OPTICAL MATERIALS

Solaris Optics produces elements made of many different kinds of optical materials among which we can distinguish a few groups:
• Standard optical glasses are inorganic products in molten form and with homogeneous and amorphous structure, without impurities and strains. The most important parameters of these glasses are: index of refraction, Abbe number (νd) and dispersion (rate of change of index with wavelength). Standard optical glasses is a group of glasses characterized by maximum transmission in the visible spectral range. These glasses are classified into two basic groups:
1. Crown glasses (leadless glasses) (νe > 55), are weakly refractive and have low dispersion.
2. Flint glasses (potassium-lead glasses ) (νe < 50), contained of lead oxygen, and have higher index of refraction, and stronger dispersion.

There are a few intermediate groups between the two mentioned above.

• Special optical glasses are optimized from the point of view of precise requirements of optical properties, and generally have individual, dominate characteristic, that differs them from standard glasses with ordinary parameters (e.g. low/high expansion glasses, high transparent glasses, etc.)
• Filter glasses change the spectral properties of optical radiation by selective absorption in optical spectral range. There are: bandpass filters, longpass filters, shortpass filters, neutral density (ND) filters, conversion filters.
• Glass ceramics is an inorganic, non-porous material having crystalline and glass phases together.

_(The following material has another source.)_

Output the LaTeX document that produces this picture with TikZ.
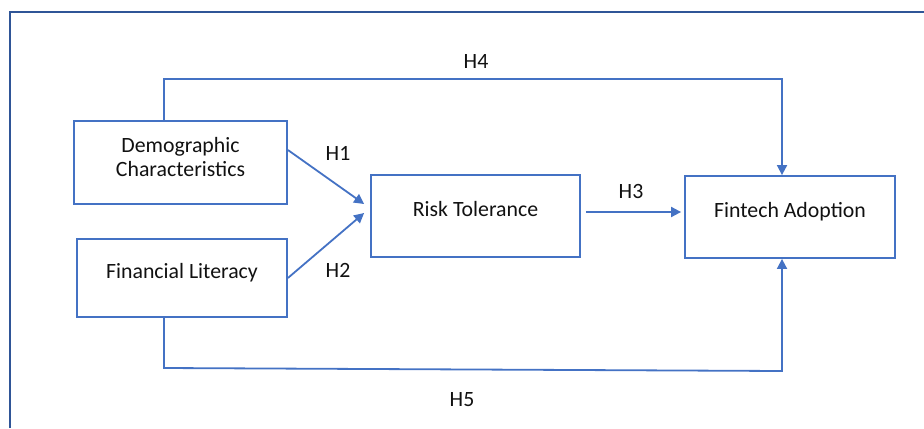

Such material structure grants glass ceramics its extraordinary properties, and makes it an ideal material for very special tasks, which call for the highest precision. Mainly it is used for production of large mirror substrates (for astronomy) or very small and light ones (for gyroscopes). Glass ceramics has unusual thermal stability. Good example is ZERODUR, which is used by our customers.
• Quartz is characterized by good transmission from UV by VIS up to NIR. We use for the optics both structural forms of quartz:
– crystalline SiO2
– amorphous SiO2 (fused silica)
Crystalline quartz is a material with double refraction, which is used for the polarizers, and retardation plates. Fused silica has very low thermal expansion index, and is very resistive for the most of chemical compounds. Another advantage its high damage threshold and very high melting temperature, which gives possibility of use in 1200oC.
• Crystals: Si, Ge, MgO, CaCO3, CaF2, MgF2, BaF2, Nd:YAG, KDP, KDDP, LiNbO3.